Não era verdade que ele, com os seus pai e mãe, tivesse em casa uma cozinha de drogas. O que falava ao telefone, ou em mensagem de texto, não eram doses ou gramas. Eram mesmo pares de calças. Também o Hugo contou que pediu um telemóvel emprestado mas que logo nessa noite o partiu, e depois o pai do Tiago apertou-o porque “quem parte velho, paga novo”, mas afinal tinha muitos telemóveis e o procurador irritou-se com tanto código mal gerido:
– Mas o senhor faz colecção de telemóveis?
A meio da manhã, no entanto, levantou-se Alda.

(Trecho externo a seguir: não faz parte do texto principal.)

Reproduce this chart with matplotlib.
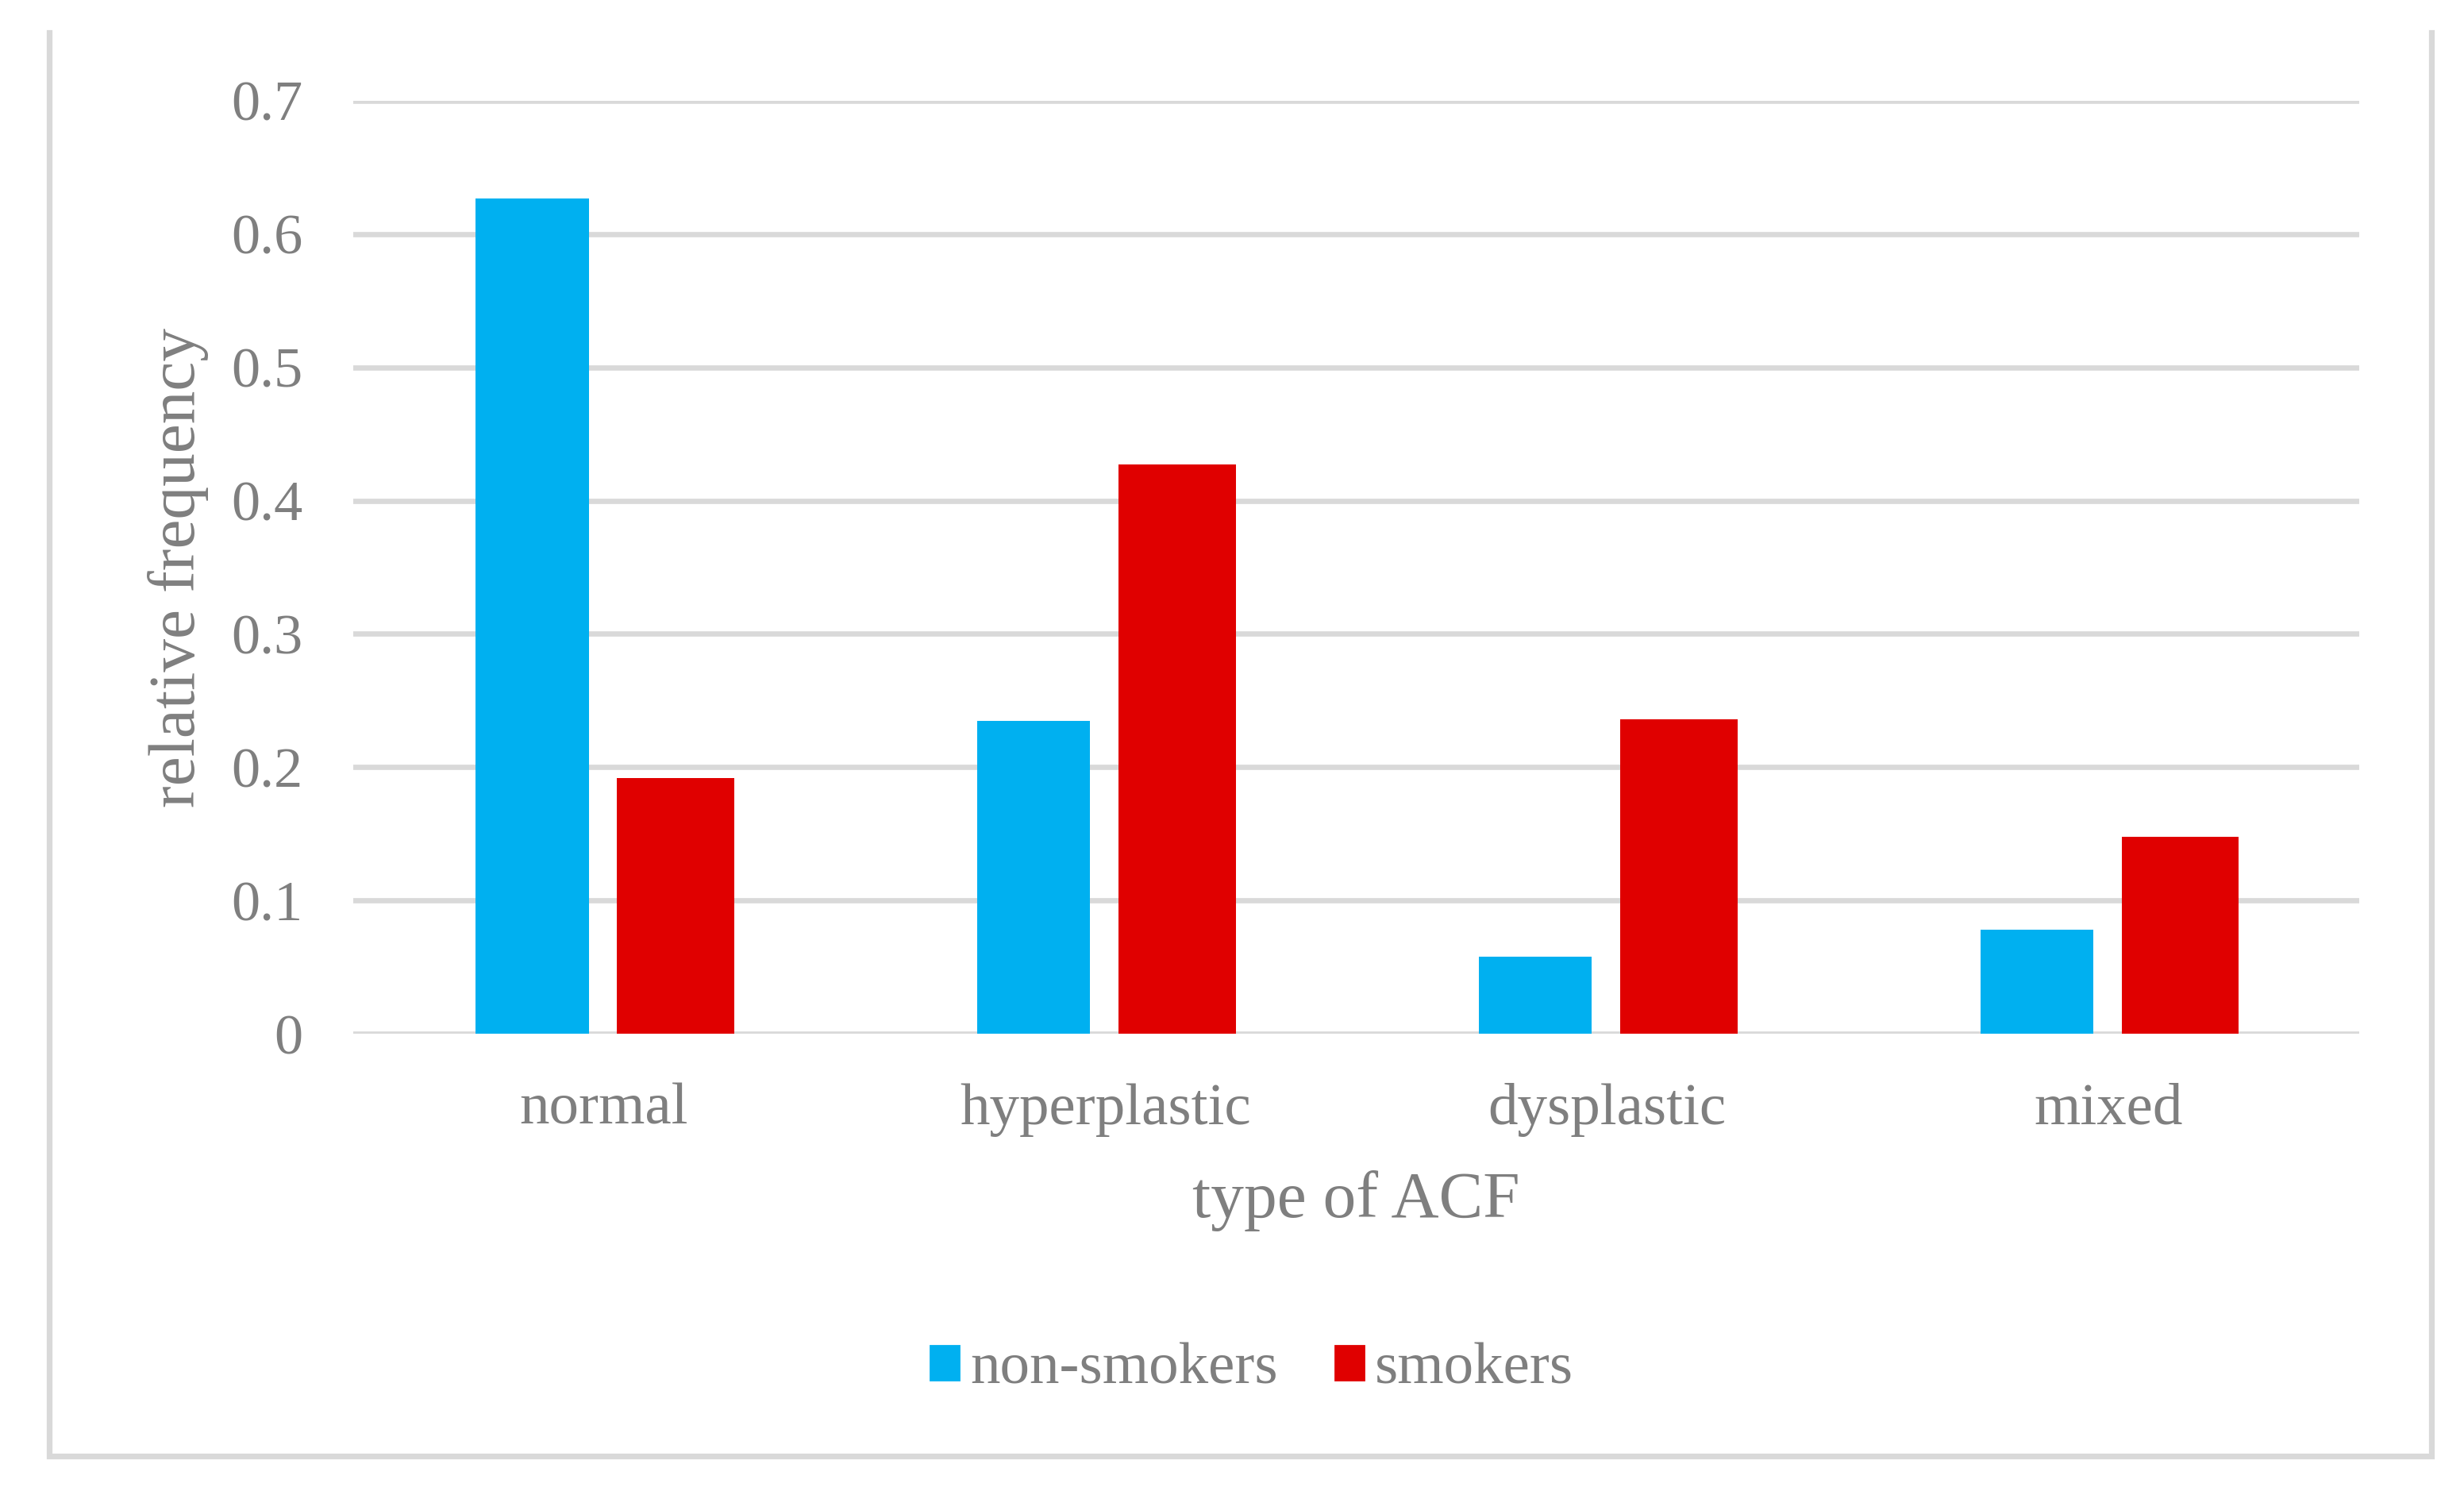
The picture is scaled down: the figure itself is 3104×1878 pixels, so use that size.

– Quase tudo o que aí está de tráfico de droga é verdade. Eu vendia tudo.
– O quê?
– Haxixe, cocaína, heroína, tudo.
Disse que nunca teve qualquer relação com qualquer pessoa que ali estivesse na sala. Isto é, Alda assumiu as culpas de todos, de todo o Aleixo ali com ela, era ela quem controlava tudo. Trabalhava com outros traficantes de fora mas não podia dizer quem eram por razões de segurança pessoal. Uma brisa soprou do Douro.
-Sei que isto a vai magoar, disse o advogado. No meio deste processo, houve alguma coisa que a marcou e quer dizer ao tribunal?
Silêncio. Depois a rapariga chorou.
-Foi a perda da minha filha.
A bebé morreu há um ano, um dos últimos filhos do Aleixo, o Aleixo, o Aleixo, nome que ainda roda no eixo. Tantas torres, casas, famílias demolidas, esta mãe aguentava-se de pé.